RETIRED farmers Julia and Melvin Crabtree are counting the cost after an athletic fox raided their chicken pen.

The fox cleared a six-foot high fence to get among the chickens and would have killed them all had it not been disturbed.

The raid happened at about 2am last week when the fox attacked the chickens at Nudge Farm, Turner Lane, Addingham Moorside.

Mrs Crabtree said: "We built this great big pen about six or seven feet high. I did not think a fox could jump that high."

The family were alerted in the middle of the night by the gruesome sound of the fox chewing its way through one of the chickens it killed. Mrs Crabtree said: "We had three dogs outside and they never barked at all. We went out and all the floodlights were on. It was so upsetting to see it."

By the time Mr and Mrs Crabtree and their son, Oliver ,turned on the lights, two chickens and a cockerel had been killed. The other three chickens in the pen were deeply traumatised by the experience.

But Mrs Crabtree said she had been luckier than a neighbour whose farm lost 13 chickens when what is believed to have been the same fox got into the hen house in the middle of the night.

"It was just a horrible sight," said Mrs Crabtree. And another farmer she knew living near Chelker Reservoir had lost a goose to a fox, she added.

People living on the Moorside blamed the fox for the demise of all the feral cats in the area and other wildlife. Mrs Crabtree thinks that it must be a hungry vixen with a litter to feed.

She said: "Nothing hardly lives on the Moorside now because the fox has killed everything."

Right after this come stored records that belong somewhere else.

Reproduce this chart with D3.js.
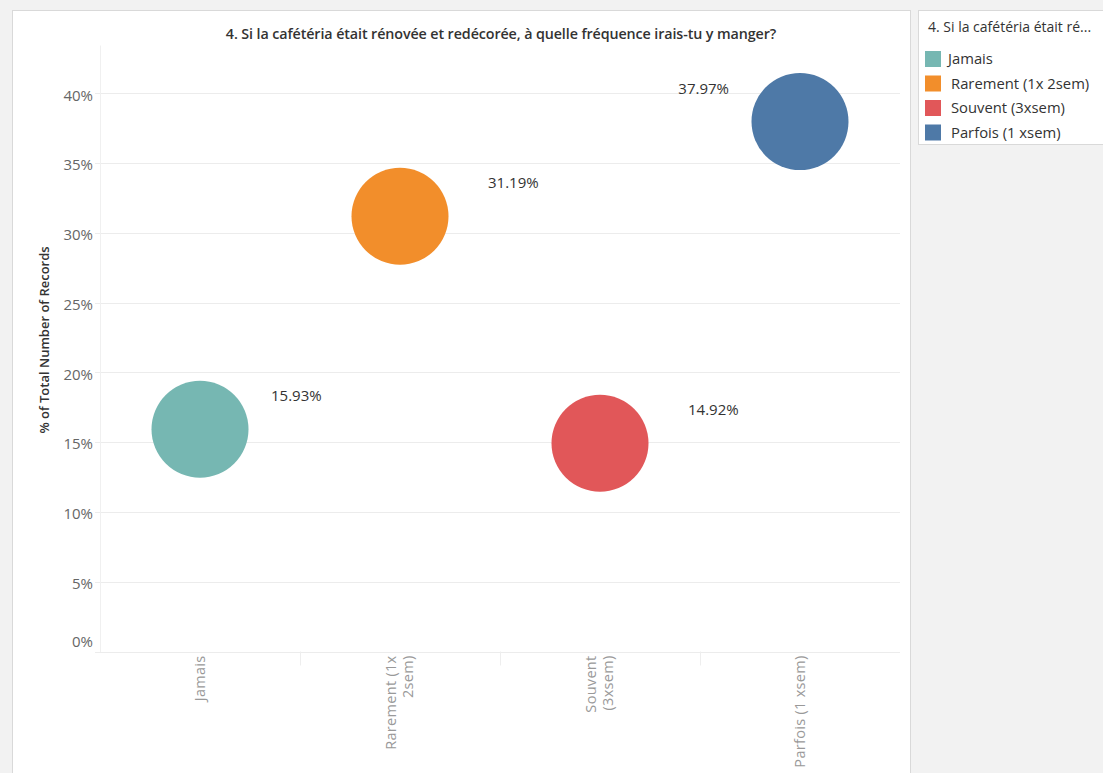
<!DOCTYPE html>
<html lang="fr">
<head>
<meta charset="utf-8">
<title>Cafétéria</title>
<script src="https://d3js.org/d3.v7.min.js"></script>
<style>
  body { margin: 0; background: #f2f2f2; font-family: "Open Sans", Lato, sans-serif; }
</style>
</head>
<body>
<script>
  // data
  var categories = ["Jamais", "Rarement (1x 2sem)", "Souvent (3xsem)", "Parfois (1 xsem)"];
  var axisLines = [["Jamais"], ["Rarement (1x", "2sem)"], ["Souvent", "(3xsem)"], ["Parfois (1 xsem)"]];
  var values = [15.93, 31.19, 14.92, 37.97];
  var colors = ["#76b7b2", "#f28e2b", "#e15759", "#4e79a7"];
  var yTicks = [0, 5, 10, 15, 20, 25, 30, 35, 40];
  var title = "4. Si la cafétéria était rénovée et redécorée, à quelle fréquence irais-tu y manger?";
  var legendTitle = "4. Si la cafétéria était ré...";

  var w = 1103, h = 773;
  var plot = {left: 100, right: 900, top: 45, bottom: 651.5};

  var svg = d3.select("body").append("svg")
      .attr("width", w)
      .attr("height", h)
      .style("display", "block");

  // panels
  svg.append("rect").attr("x", 0).attr("y", 0).attr("width", w).attr("height", h).attr("fill", "#f2f2f2");
  svg.append("rect").attr("x", 12.5).attr("y", 10.5).attr("width", 898).attr("height", 770)
      .attr("fill", "#fff").attr("stroke", "#d9d9d9");
  svg.append("rect").attr("x", 918.5).attr("y", 10.5).attr("width", 190).attr("height", 134)
      .attr("fill", "#fff").attr("stroke", "#d9d9d9");

  var x = d3.scaleBand().domain(categories).range([plot.left, plot.right]);
  var y = d3.scaleLinear().domain([0, 43.46]).range([plot.bottom, plot.top]);

  // title
  svg.append("text")
      .attr("x", 501).attr("y", 39)
      .attr("text-anchor", "middle")
      .attr("font-size", 14.3).attr("font-weight", 600).attr("fill", "#333")
      .attr("letter-spacing", -0.1)
      .text(title);

  // gridlines
  svg.append("g").selectAll("line").data(yTicks).enter().append("line")
      .attr("x1", plot.left - 5).attr("x2", plot.right)
      .attr("y1", d => Math.round(y(d)) + 0.5).attr("y2", d => Math.round(y(d)) + 0.5)
      .attr("stroke", "#ececec");

  // y axis
  var yAxis = svg.append("g")
      .attr("transform", `translate(${plot.left},0)`)
      .call(d3.axisLeft(y).tickValues(yTicks).tickFormat(d => d + "%").tickSize(0).tickPadding(7));
  yAxis.select(".domain").attr("stroke", "#f0f0f0");
  yAxis.selectAll("text")
      .attr("font-family", "'Open Sans', sans-serif").attr("font-size", 15).attr("fill", "#666")
      .attr("dy", d => d === 0 ? "-0.35em" : "0.45em");

  svg.append("text")
      .attr("transform", `translate(49,340) rotate(-90)`)
      .attr("text-anchor", "middle")
      .attr("font-size", 13).attr("font-weight", 600).attr("fill", "#333")
      .text("% of Total Number of Records");

  // x header
  svg.append("g").selectAll("line").data(categories.slice(1)).enter().append("line")
      .attr("x1", d => x(d) + 0.5).attr("x2", d => x(d) + 0.5)
      .attr("y1", plot.bottom).attr("y2", plot.bottom + 14)
      .attr("stroke", "#eeeeee");

  var xl = svg.append("g").selectAll("text").data(categories).enter().append("text")
      .attr("transform", (d, i) => {
        var n = axisLines[i].length;
        var cx = x(d) + x.bandwidth() / 2 - (n - 1) * 8.5 + 4.5;
        return `translate(${cx},${plot.bottom + 4}) rotate(-90)`;
      })
      .attr("text-anchor", "end")
      .attr("font-size", 14.5).attr("fill", "#999").attr("letter-spacing", 0.3);
  xl.each(function(d, i) {
    d3.select(this).selectAll("tspan").data(axisLines[i]).enter().append("tspan")
        .attr("x", 0)
        .attr("dy", (t, j) => j === 0 ? 0 : 17)
        .text(t => t);
  });

  // circles
  var pts = categories.map((c, i) => ({c: c, v: values[i], col: colors[i]}));
  svg.append("g").selectAll("circle").data(pts).enter().append("circle")
      .attr("cx", d => x(d.c) + x.bandwidth() / 2)
      .attr("cy", d => y(d.v))
      .attr("r", 48.5)
      .attr("fill", d => d.col);

  // labels: to the right of the bubble, or to the left when near the edge
  svg.append("g").selectAll("text").data(pts).enter().append("text")
      .attr("x", (d, i) => {
        var cx = x(d.c) + x.bandwidth() / 2;
        return i === categories.length - 1 ? cx - 71 : cx + (i === 0 ? 71 : 88);
      })
      .attr("y", d => y(d.v) - 28)
      .attr("text-anchor", (d, i) => i === categories.length - 1 ? "end" : "start")
      .attr("font-size", 15).attr("fill", "#333")
      .text(d => d.v.toFixed(2) + "%");

  // legend
  svg.append("text").attr("x", 928).attr("y", 32)
      .attr("font-size", 14).attr("fill", "#333").text(legendTitle);
  var lg = svg.append("g").selectAll("g").data(pts).enter().append("g")
      .attr("transform", (d, i) => `translate(925,${51 + i * 24.5})`);
  lg.append("rect").attr("width", 16).attr("height", 16).attr("fill", d => d.col);
  lg.append("text").attr("x", (d, i) => i === 0 ? 23 : 26).attr("y", 13)
      .attr("font-size", 14.8).attr("fill", "#333").text(d => d.c);
</script>
</body>
</html>
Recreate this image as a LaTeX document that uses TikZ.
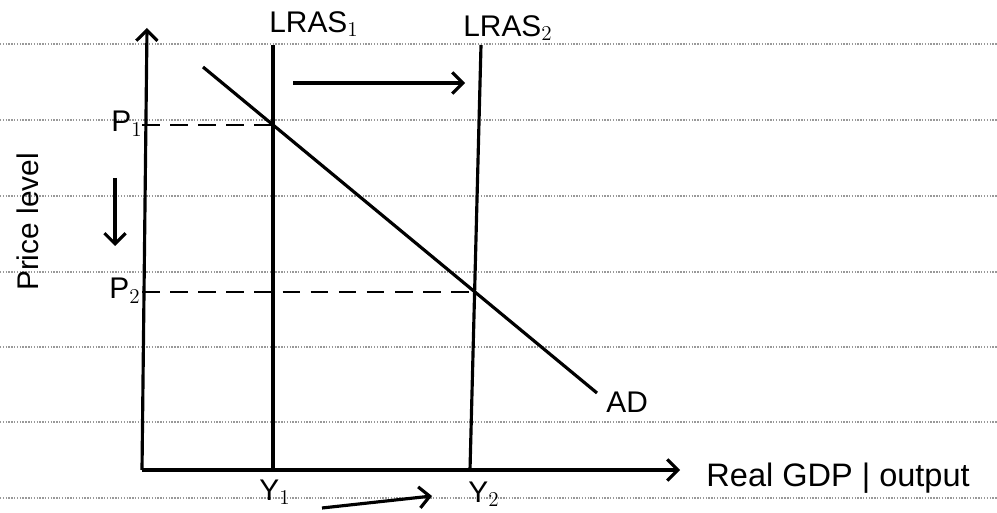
\documentclass[tikz,border=0pt]{standalone}
\usepackage{fontspec}
\setmainfont{Liberation Sans}
\usetikzlibrary{arrows.meta,positioning,calc}

\begin{document}
\begin{tikzpicture}[x=0.02cm, y=-0.02cm, thick]
  \tikzstyle{ruled} = [draw, gray!80, dash pattern=on 0.8pt off 0.8pt, line width=0.9pt]
  \tikzstyle{axisline} = [draw, -{Straight Barb[length=6pt,width=12pt]}, line width=1.8pt]
  \tikzstyle{lras} = [draw, line width=1.8pt]
  \tikzstyle{adline} = [draw, line width=1.8pt]
  \tikzstyle{guide} = [draw, dash pattern=on 10pt off 6pt, line width=1.1pt]
  \tikzstyle{shiftarrow} = [draw, -{Straight Barb[length=6pt,width=12pt]}, line width=1.8pt]
  \tikzstyle{lbl} = [font=\fontsize{17}{17}\selectfont, inner sep=1pt]

  \useasboundingbox (0,0) rectangle (997,513);
  % lined paper
  \foreach \y in {44,120,196,272,347,422,498}
    \draw[ruled] (0,\y) -- (997,\y);

  % axes
  \coordinate (O) at (142,470);
  \coordinate (ytop) at (147,28);
  \coordinate (xend) at (680,470);
  \path[axisline] (O) -- (ytop);
  \path[axisline] (O) -- (xend);
  \node[lbl, font=\fontsize{18.5}{18.5}\selectfont, anchor=west] (xlab) at (704,478) {Real GDP | output};
  \node[lbl, rotate=90] (ylab) at (28,222) {Price level};

  % supply curves
  \coordinate (l1top) at (273,45);
  \coordinate (l1bot) at (273,470);
  \coordinate (l2top) at (481,45);
  \coordinate (l2bot) at (470,470);
  \path[lras] (l1top) -- (l1bot);
  \path[lras] (l2top) -- (l2bot);
  \node[lbl] (lras1) at (314,24) {LRAS$_1$};
  \node[lbl] (lras2) at (508,28) {LRAS$_2$};

  % demand curve
  \coordinate (ad1) at (203,67);
  \coordinate (ad2) at (597,393);
  \path[adline] (ad1) -- (ad2);
  \node[lbl, anchor=west] (adlab) at (604,402) {AD};

  % equilibria
  \coordinate (E1) at (intersection of ad1--ad2 and l1top--l1bot);
  \coordinate (E2) at (intersection of ad1--ad2 and l2top--l2bot);
  \node[lbl] (p1) at (127,124) {P$_1$};
  \node[lbl] (p2) at (125,291) {P$_2$};
  \path[guide] (O |- E1) -- (E1);
  \path[guide] (O |- E2) -- (E2);
  \node[lbl] (y1) at (275,492) {Y$_1$};
  \node[lbl] (y2) at (484,494) {Y$_2$};

  % shifts
  \coordinate (sh1) at (293,83);
  \coordinate (sh2) at (465,83);
  \path[shiftarrow] (sh1) -- (sh2);
  \coordinate (pd1) at (115,178);
  \coordinate (pd2) at (115,246);
  \path[shiftarrow] (pd1) -- (pd2);
  \coordinate (yd1) at (322,508);
  \coordinate (yd2) at (432,496);
  \path[shiftarrow] (yd1) -- (yd2);
\end{tikzpicture}
\end{document}
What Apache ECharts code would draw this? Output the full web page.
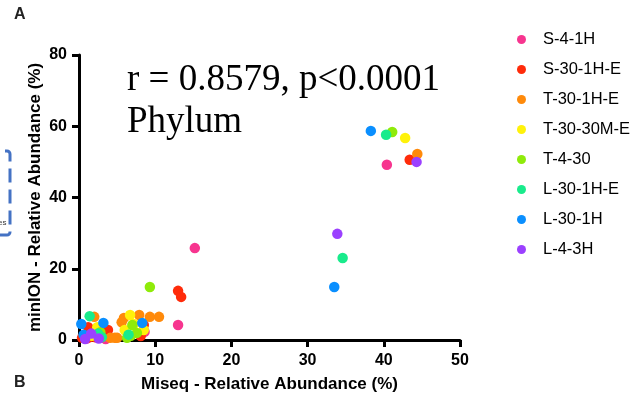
<!DOCTYPE html>
<html>
<head>
<meta charset="utf-8">
<script src="https://cdn.jsdelivr.net/npm/echarts@6/dist/echarts.min.js"></script>
<style>
  html, body { margin: 0; padding: 0; background: #fff; }
  #chart { width: 635px; height: 398px; }
</style>
</head>
<body>
<div id="chart"></div>
<script>
// [miseq %, minION %] per sample
const seriesNames = ['S-4-1H', 'S-30-1H-E', 'T-30-1H-E', 'T-30-30M-E', 'T-4-30', 'L-30-1H-E', 'L-30-1H', 'L-4-3H'];
const seriesColors = ['#F7358F', '#FF2B0A', '#FF8A0A', '#FFF20A', '#8FEB0A', '#19EB8C', '#0A8FFF', '#9B40FF'];

const s41h = [[40.4, 49.2], [15.2, 25.8], [13.0, 4.2], [8.6, 2.3], [2.3, 1.5], [1.0, 0.4], [3.5, 0.3]];
const s301he = [[43.4, 50.6], [13.0, 13.8], [13.4, 12.1], [8.5, 4.2], [8.1, 1.1], [3.8, 2.8], [1.2, 3.6], [0.4, 0.6], [1.4, 0.8], [2.1, 0.8]];
const t301he = [[44.4, 52.2], [10.5, 6.5], [9.3, 6.5], [7.9, 7.0], [5.9, 6.2], [5.6, 5.0], [2.0, 6.5], [4.1, 0.6], [4.7, 0.6], [5.0, 0.6]];
const t3030me = [[42.8, 56.7], [6.7, 7.0], [8.5, 2.8], [6.0, 2.8], [2.4, 3.6], [1.7, 1.2], [7.2, 4.5]];
const t430 = [[41.1, 58.4], [9.3, 14.9], [7.0, 4.2], [7.6, 2.0], [6.3, 0.6], [2.8, 2.2], [6.8, 1.2]];
const l301he = [[40.3, 57.6], [34.6, 23.0], [1.4, 6.7], [3.0, 0.8], [6.5, 1.5], [2.5, 1.8]];
const l301h = [[38.3, 58.7], [33.5, 14.9], [0.3, 4.5], [3.2, 4.8], [8.3, 4.8], [0.6, 1.5]];
const l43h = [[44.3, 50.0], [33.9, 29.8], [0.8, 0.3], [2.6, 0.4], [1.6, 1.8]];

const seriesData = [s41h, s301he, t301he, t3030me, t430, l301he, l301h, l43h];

const xTicks = { min: 0, max: 50, interval: 10 };
const yTicks = { min: 0, max: 80, interval: 20 };

const chart = echarts.init(document.getElementById('chart'), null, { renderer: 'canvas' });

const axisCommon = {
  axisLine: { lineStyle: { color: '#000', width: 3 } },
  axisTick: { show: true, length: 7, lineStyle: { color: '#000', width: 3 } },
  splitLine: { show: false },
  axisLabel: { color: '#000', fontWeight: 'bold', fontSize: 16, fontFamily: 'Liberation Sans' },
  nameTextStyle: { color: '#000', fontWeight: 'bold', fontSize: 17, fontFamily: 'Liberation Sans' },
  nameMoveOverlap: false,
};

const series = seriesNames.map((name, i) => ({
  name: name,
  type: 'scatter',
  symbol: 'circle',
  symbolSize: 10.5,
  itemStyle: { color: seriesColors[i], opacity: 1 },
  data: seriesData[i],
}));

const option = {
  animation: false,
  backgroundColor: '#fff',
  grid: { left: 79, right: 175, top: 55, bottom: 58, containLabel: false },
  xAxis: Object.assign({}, axisCommon, {
    type: 'value',
    min: xTicks.min,
    max: xTicks.max,
    interval: xTicks.interval,
    name: 'Miseq - Relative Abundance (%)',
    nameLocation: 'middle',
    nameGap: 36,
    axisLabel: Object.assign({}, axisCommon.axisLabel, { margin: 13 }),
  }),
  yAxis: Object.assign({}, axisCommon, {
    type: 'value',
    min: yTicks.min,
    max: yTicks.max,
    interval: yTicks.interval,
    name: 'minION - Relative Abundance (%)',
    nameLocation: 'middle',
    nameGap: 35,
    axisLabel: Object.assign({}, axisCommon.axisLabel, { margin: 12 }),
  }),
  legend: {
    orient: 'vertical',
    left: 512,
    top: 26,
    itemWidth: 9,
    itemHeight: 9,
    itemGap: 13,
    icon: 'circle',
    data: seriesNames,
    textStyle: { color: '#000', fontSize: 16.5, fontFamily: 'Liberation Sans', padding: [0, 0, 0, 12] },
  },
  graphic: [
    {
      type: 'text', left: 127, top: 59,
      style: {
        text: 'r = 0.8579, p<0.0001\nPhylum',
        font: '37px "Liberation Serif", "Times New Roman", serif',
        lineHeight: 42,
        fill: '#000',
      },
    },
    { type: 'text', left: 14, top: 7, style: { text: 'A', font: 'bold 16px "Liberation Sans"', fill: '#222' } },
    { type: 'text', left: 14, top: 375, style: { text: 'B', font: 'bold 16px "Liberation Sans"', fill: '#222' } },
    {
      type: 'rect',
      shape: { x: -40, y: 151, width: 50, height: 84, r: 3 },
      style: { fill: 'none', stroke: '#4472C4', lineWidth: 3, lineDash: [14, 7] },
    },
    { type: 'text', left: -2, top: 219, style: { text: 'es', font: '8px "Liberation Sans"', fill: '#333' } },
  ],
  series: series,
};

chart.setOption(option);
</script>
</body>
</html>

She said previously the feral cats kept down the numbers of rats and mice on farms.

Mrs Crabtree said she was a supporter of fox hunting to control fox numbers and stop them proliferating. "I like to see the hounds and the fox has a good chance to get away," she said.

She is also hoping that the fox which killed her chickens could be hunted down by local hunters and shot before it kills other people's animals.

Already ten times as many foxes are shot each year in Britain than hunted to death with hounds and horses. Opponents of fox hunting on the grounds that it is cruel say that specific problems caused by foxes can be solved humanely by shooting by a trained marksman.

The Countryside Alliance - a lobby group which supports hunting - says that it is less cruel than shooting. Hunting, they say, not only kills one fox, but disperses others.

They also say that in previous periods when foxhunting did not take place, such as during the Second World War, the fox population went down because farmers took to shooting them all.

But Alex Ross, from the Royal Society for the Prevention of Cruelty to Animals, said: "We believe fox hunting is cruel and unnecessary. If there is a problem with a fox, a skilled marksman is the only answer."